L’umiliante ritirata ha messo in luce che la
societa’ non ha seguito nessuna delle regole d’oro contenute in 7 Habits che avevano reso famoso Covey. E simbolicamente, i due teorici del management a un certo punto sono stati costretti a gettare la spugna, rispetto all’impegno attivo al vertice dell’azienda. Poche settimane fa il consiglio di amministrazione della Franklin Covey ha nominato chairman Robert Whitman, 46 anni, un finanziere di Dallas che ha sborsato 75 milioni di dollari per acquistare un pacchetto azionario del 20%. Smith e Covey sono stati declassati a vice-presidenti non esecutivi. Rimangono tra i maggiori azionisti della societa’, ma hanno accettato di mettersi in disparte e di impegnarsi solo sul fronte di cio’ che sanno veramente fare: scrivere libri e tenere seminari. ”Sono venditori, molto piu’ di quanto siano manager”, ha commentato Donald Yachtman, di Chicago, che con un suo fondo d’investimento e’ il maggior azionista esterno con una quota del 16%.

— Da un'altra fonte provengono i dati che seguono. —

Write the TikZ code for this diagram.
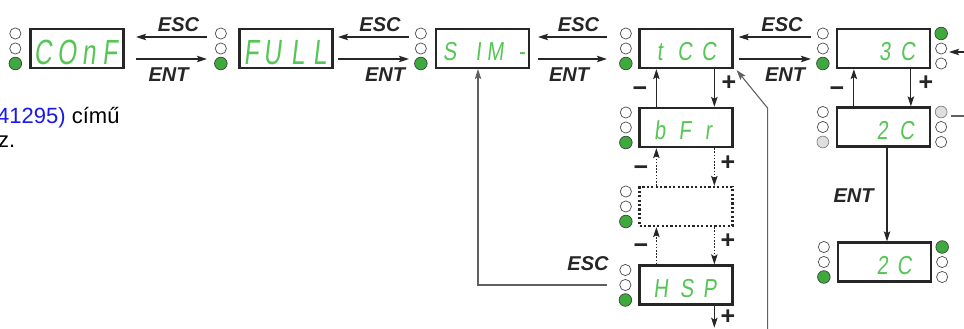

Del fallimento delle teste piu’ lucide del management Usa si e’ accorta, naturalmente, anche Wall Street. Il titolo Franklin Covey e’ crollato da un massimo di 25 dollari l’anno scorso a circa 8 dollari oggi. Un voto davvero pesante, da parte della borsa. Che conferma quanto diversa sia l’attivita’ accademica, di uno scrittore, rispetto alla dura realta’ competitiva e di colpi bassi con cui ha a che fare un manager. Un vantaggio Covey riuscira’ a ricavarlo: l’anno prossimo uscira’ il suo ultimo libro, dedicato alle merger aziendali che non funzionano.